Gingrich’s campaign staff already missed a deadline to appear on the primary ballot in Missouri — a technically unimportant mistake (Missouri selects its delegates to the nominating convention via caucuses), but a symbolic error that underscores the disorganization of the campaign. Gingrich’s spokesman said the campaign missed the Missouri deadline on purpose. That hardly improves the matter: As Mitt Romney’s team pointed out, Missouri will be an important swing state in the general and to miss the deadline purposely smacks of disrespect.
Of even more importance, the Gingrich staff might miss today’s deadline to appear on the ballot in Ohio. Ohio sends 66 delegates to the convention, and a write-in campaign would be unlikely to net Gingrich as many supporters as he would gain if his name were actually on the ballot.
Gingrich supporters have grumbled about the complicated running-for-president process — and they might have a point. But, like it or not, the system is what it is — and, if Gingrich seriously wants the nomination, he has to at least take care of the basics.

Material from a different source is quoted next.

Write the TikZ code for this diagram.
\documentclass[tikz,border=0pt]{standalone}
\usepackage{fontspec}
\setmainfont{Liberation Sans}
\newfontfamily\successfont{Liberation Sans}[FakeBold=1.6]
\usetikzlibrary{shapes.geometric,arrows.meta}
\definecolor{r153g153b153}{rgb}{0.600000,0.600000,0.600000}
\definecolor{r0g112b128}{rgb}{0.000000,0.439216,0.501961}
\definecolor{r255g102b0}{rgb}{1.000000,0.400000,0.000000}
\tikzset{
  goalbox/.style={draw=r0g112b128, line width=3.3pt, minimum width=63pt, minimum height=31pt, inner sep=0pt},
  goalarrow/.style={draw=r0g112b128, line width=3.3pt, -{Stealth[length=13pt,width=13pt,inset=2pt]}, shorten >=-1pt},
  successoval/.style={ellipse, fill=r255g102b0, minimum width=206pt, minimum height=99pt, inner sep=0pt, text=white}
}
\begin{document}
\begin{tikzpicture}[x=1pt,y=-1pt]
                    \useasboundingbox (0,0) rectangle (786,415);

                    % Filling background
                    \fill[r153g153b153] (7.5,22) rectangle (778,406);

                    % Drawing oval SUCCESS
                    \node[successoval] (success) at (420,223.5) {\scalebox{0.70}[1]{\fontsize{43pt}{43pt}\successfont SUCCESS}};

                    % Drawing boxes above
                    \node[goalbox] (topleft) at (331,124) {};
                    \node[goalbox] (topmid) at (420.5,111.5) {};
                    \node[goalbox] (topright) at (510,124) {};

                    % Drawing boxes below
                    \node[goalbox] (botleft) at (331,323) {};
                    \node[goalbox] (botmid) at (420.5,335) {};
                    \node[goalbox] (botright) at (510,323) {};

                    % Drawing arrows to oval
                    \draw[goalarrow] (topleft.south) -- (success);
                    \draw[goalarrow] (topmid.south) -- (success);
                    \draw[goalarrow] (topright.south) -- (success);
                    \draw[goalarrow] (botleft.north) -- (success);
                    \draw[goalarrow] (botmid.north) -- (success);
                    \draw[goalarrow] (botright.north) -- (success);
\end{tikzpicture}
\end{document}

Gingrich’s spokesman says the campaign is on track to meet all other deadlines, and, in general, Gingrich’s staff and other endorsers appear confident he can capitalize on his present high level of support in the polls with or without the traditional trappings of a full-scale campaign.
Gingrich himself has even touted the confusion as a kind of streamlined, stripped-down team.

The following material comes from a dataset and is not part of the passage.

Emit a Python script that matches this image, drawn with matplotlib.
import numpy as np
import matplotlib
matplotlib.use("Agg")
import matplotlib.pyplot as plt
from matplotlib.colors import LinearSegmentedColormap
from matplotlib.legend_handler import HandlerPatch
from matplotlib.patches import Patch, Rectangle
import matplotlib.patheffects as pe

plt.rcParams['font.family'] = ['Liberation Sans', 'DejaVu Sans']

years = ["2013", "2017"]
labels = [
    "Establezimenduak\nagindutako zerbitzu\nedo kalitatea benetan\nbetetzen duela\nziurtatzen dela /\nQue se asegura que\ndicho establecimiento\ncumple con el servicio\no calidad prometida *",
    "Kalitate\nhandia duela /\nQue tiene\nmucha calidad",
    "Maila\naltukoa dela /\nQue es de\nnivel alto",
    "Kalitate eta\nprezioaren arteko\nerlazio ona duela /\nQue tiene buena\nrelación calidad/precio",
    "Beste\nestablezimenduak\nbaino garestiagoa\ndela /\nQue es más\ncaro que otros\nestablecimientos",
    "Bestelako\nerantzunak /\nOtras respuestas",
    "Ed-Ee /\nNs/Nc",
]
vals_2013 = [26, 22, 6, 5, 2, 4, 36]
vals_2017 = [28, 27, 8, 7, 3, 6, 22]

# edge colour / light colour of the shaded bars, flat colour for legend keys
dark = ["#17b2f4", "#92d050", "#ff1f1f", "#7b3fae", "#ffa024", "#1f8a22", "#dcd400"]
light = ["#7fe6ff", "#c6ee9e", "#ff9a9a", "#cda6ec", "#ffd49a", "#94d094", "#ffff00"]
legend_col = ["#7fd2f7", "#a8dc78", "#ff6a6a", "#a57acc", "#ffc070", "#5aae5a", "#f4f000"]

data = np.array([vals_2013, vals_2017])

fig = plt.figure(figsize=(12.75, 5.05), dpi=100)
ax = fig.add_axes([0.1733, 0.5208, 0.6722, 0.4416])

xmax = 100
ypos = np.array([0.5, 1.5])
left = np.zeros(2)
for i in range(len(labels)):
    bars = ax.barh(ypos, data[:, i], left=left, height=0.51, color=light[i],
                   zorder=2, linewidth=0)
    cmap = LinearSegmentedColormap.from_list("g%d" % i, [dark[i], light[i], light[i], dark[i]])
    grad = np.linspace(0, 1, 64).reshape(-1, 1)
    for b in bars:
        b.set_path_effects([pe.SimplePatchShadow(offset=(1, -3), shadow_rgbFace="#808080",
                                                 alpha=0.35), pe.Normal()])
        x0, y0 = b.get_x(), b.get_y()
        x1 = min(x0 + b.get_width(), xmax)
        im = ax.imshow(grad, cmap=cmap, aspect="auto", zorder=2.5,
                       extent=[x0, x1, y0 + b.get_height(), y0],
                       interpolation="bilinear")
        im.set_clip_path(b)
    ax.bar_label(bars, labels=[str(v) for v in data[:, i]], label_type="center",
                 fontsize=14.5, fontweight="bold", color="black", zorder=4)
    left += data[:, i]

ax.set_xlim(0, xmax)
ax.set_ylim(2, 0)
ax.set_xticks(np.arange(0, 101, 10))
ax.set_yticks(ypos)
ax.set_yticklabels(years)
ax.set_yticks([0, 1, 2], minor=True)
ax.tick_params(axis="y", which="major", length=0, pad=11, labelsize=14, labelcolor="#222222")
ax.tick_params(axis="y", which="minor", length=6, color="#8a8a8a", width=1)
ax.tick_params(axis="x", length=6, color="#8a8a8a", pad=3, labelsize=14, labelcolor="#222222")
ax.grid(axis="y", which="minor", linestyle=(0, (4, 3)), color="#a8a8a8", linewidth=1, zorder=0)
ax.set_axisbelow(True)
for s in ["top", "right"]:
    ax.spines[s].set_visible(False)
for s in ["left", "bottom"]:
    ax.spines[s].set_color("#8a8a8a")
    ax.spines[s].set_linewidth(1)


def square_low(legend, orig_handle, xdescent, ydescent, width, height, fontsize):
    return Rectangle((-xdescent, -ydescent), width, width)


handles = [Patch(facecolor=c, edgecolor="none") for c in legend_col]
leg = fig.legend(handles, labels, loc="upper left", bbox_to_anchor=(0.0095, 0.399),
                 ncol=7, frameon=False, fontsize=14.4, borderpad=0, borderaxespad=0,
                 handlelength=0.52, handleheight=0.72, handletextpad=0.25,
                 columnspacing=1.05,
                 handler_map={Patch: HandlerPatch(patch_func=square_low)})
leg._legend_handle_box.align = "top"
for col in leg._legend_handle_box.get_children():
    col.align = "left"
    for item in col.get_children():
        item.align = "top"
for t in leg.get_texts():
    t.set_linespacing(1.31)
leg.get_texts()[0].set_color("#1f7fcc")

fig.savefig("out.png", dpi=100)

Gingrich has disputed the characterization of a campaign in trouble, saying that he is only struggling by an outdated paradigm used by the political establishment.
“I find it fascinating, we have all these articles about businesses getting leaner, flattening their hierarchies… all these cutting edge ideas. And then you have a group of consultants who feel you need to be slow, cumbersome, and expensive. Well, if you were the consultants you’d feel that way too because that’s your money. We run a very decentralized campaign… and it works,” Gingrich said at a press conference Monday.

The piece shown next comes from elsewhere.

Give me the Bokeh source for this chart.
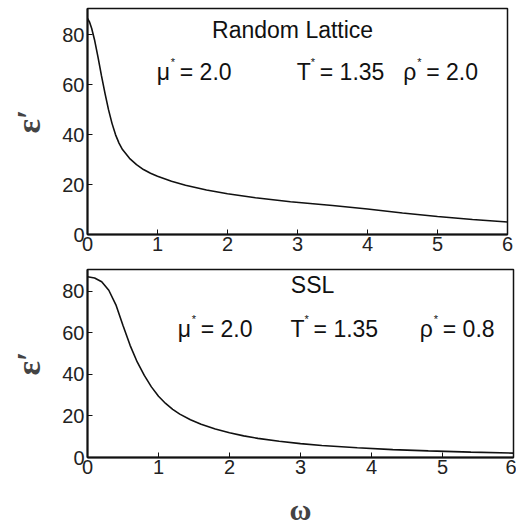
from bokeh.plotting import figure
from bokeh.layouts import column
from bokeh.models import Range1d, Label, FixedTicker
from bokeh.embed import file_html
from bokeh.resources import INLINE

# ---- data ----
omega_top = [0, 0.03, 0.06, 0.1, 0.15, 0.2, 0.25, 0.3, 0.35, 0.4, 0.45, 0.5, 0.6, 0.7,
             0.8, 0.9, 1.0, 1.2, 1.4, 1.7, 2.0, 2.4, 2.9, 3.5, 4.0, 4.5, 5.0, 5.5, 6.0]
eps_top = [86.5, 85, 82.5, 78, 71, 63.5, 56.5, 50, 44.5, 40, 36.6, 34, 30.5, 28,
           26, 24.5, 23.3, 21.3, 19.7, 17.8, 16.3, 14.7, 13.1, 11.6, 10.2, 8.6, 7.2, 6.0, 5.0]

omega_bot = [0, 0.1, 0.2, 0.3, 0.4, 0.5, 0.6, 0.7, 0.8, 0.9, 1.0, 1.1, 1.2, 1.3, 1.45,
             1.6, 1.8, 2.0, 2.2, 2.4, 2.7, 3.0, 3.3, 3.8, 4.3, 4.8, 5.4, 6.0]
eps_bot = [87, 86.4, 84.6, 80.5, 73.5, 63.5, 54, 46, 39.5, 34, 29.5, 26, 23.2, 20.9, 18.2,
           16, 13.7, 11.9, 10.4, 9.2, 7.8, 6.7, 5.8, 4.7, 3.8, 3.2, 2.6, 2.1]

x_ticks = [0, 1, 2, 3, 4, 5, 6]
y_ticks = [0, 20, 40, 60, 80]

title_top = "Random Lattice"
title_bot = "SSL"
params_top = [("μ", "2.0"), ("T", "1.35"), ("ρ", "2.0")]
params_bot = [("μ", "2.0"), ("T", "1.35"), ("ρ", "0.8")]

SANS = "Liberation Sans"
SERIF = "Liberation Serif"
INK = "#111111"


def style(p, xlabel=None):
    p.outline_line_color = INK
    p.outline_line_width = 1.5
    p.xgrid.visible = False
    p.ygrid.visible = False
    for ax in (p.xaxis[0], p.yaxis[0]):
        ax.axis_line_width = 2
        ax.axis_line_color = INK
        ax.major_tick_in = 5
        ax.major_tick_out = 0
        ax.minor_tick_line_color = None
        ax.major_tick_line_color = INK
        ax.major_label_text_font = SANS
        ax.major_label_text_font_size = "20px"
        ax.major_label_text_color = "#222222"
    p.xaxis[0].ticker = FixedTicker(ticks=x_ticks)
    p.yaxis[0].ticker = FixedTicker(ticks=y_ticks)
    p.xaxis[0].major_label_standoff = 2
    p.yaxis[0].major_label_standoff = 3
    p.yaxis[0].axis_label = "ε′"
    p.yaxis[0].axis_label_text_font = SERIF
    p.yaxis[0].axis_label_text_font_style = "bold"
    p.yaxis[0].axis_label_text_font_size = "34px"
    p.yaxis[0].axis_label_standoff = 12
    if xlabel:
        p.xaxis[0].axis_label = xlabel
        p.xaxis[0].axis_label_text_font = SERIF
        p.xaxis[0].axis_label_text_font_style = "bold"
        p.xaxis[0].axis_label_text_font_size = "30px"
        p.xaxis[0].axis_label_standoff = 16


def add_params(p, params, positions, y):
    for (sym, val), x in zip(params, positions):
        p.add_layout(Label(x=x, y=y, text=sym, text_font=SANS, text_font_size="23px",
                           text_color=INK, text_baseline="alphabetic"))
        p.add_layout(Label(x=x, y=y, x_offset=14, y_offset=10, text="*", text_font=SANS,
                           text_font_size="11px", text_color=INK, text_baseline="alphabetic"))
        p.add_layout(Label(x=x, y=y, x_offset=23, text="= " + val, text_font=SANS,
                           text_font_size="23px", text_color=INK, text_baseline="alphabetic"))


# ---- top panel ----
p1 = figure(frame_width=420, frame_height=226, min_border_left=86, min_border_right=10,
            min_border_top=8, min_border_bottom=20, x_range=Range1d(0, 6),
            y_range=Range1d(0, 90.5), output_backend="svg", toolbar_location=None)
p1.line(omega_top, eps_top, line_color=INK, line_width=1.6)
style(p1)
p1.add_layout(Label(x=2.93, y=81.8, text=title_top, text_font=SANS, text_font_size="23px",
                    text_color=INK, text_align="center", text_baseline="alphabetic"))
add_params(p1, params_top, [0.99, 2.99, 4.51], 65)

# ---- bottom panel ----
p2 = figure(frame_width=426, frame_height=188, min_border_left=87, min_border_right=3,
            min_border_top=15, min_border_bottom=68, x_range=Range1d(0, 6),
            y_range=Range1d(0, 90.5), output_backend="svg", toolbar_location=None)
p2.line(omega_bot, eps_bot, line_color=INK, line_width=1.6)
style(p2, xlabel="ω")
p2.add_layout(Label(x=3.17, y=82.8, text=title_bot, text_font=SANS, text_font_size="23px",
                    text_color=INK, text_align="center", text_baseline="alphabetic"))
add_params(p2, params_bot, [1.27, 2.86, 4.68], 61.7)

layout = column(p1, p2, spacing=0)
open("out.html", "w").write(file_html(layout, INLINE))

And while Gingrich admitted that his campaign “certainly fly by the seat of our pants,” he argued that allowed him to be more responsive to breaking news and new turns in the campaign trail.
That seems like a stretch — and the disorder of the Gingrich campaign is perhaps even more striking when compared with the precision of the Romney campaign, which has made organization a key component of the candidate’s campaign strategy. As I wrote earlier this week, organizational strategy alone won’t win it for Romney — but a lack of it could lose it for Gingrich.
Update: Gingrich did meet the Ohio deadline, after all. Furthermore, the purported deadline wasn’t so hard and fast as some reports made it sound. Turns out it was just a “recommended deadline.” ABC’s Elizabeth Hartfield reports:
The suggested filing deadline to appear on the ballot in the Ohio primary was 4 p.m. today, and earlier this week there was questioning as to whether Newt Gingrich would be able to file the necessary signatures to qualify for the ballot by this afternoon’s deadline.
However, after all the speculation, Newt Gingrich was one of three Republican presidential candidates to adhere to today’s suggested deadline in Ohio. Rick Perry and Mitt Romney also filed today in Ohio. Michele Bachmann, Jon Huntsman, Ron Paul and Rick Santorum have not yet filed with the Ohio of Secretary of State. …
But the Ohio situation is different. Today’s filing deadline was only a recommended deadline for presidential candidates. Ohio’s presidential primary is currently scheduled for June 12, and the actual filing deadline for presidential candidates is March 14. Today’s filing deadline in Ohio applies only to individuals hoping to run in state, local and U.S. Senate races.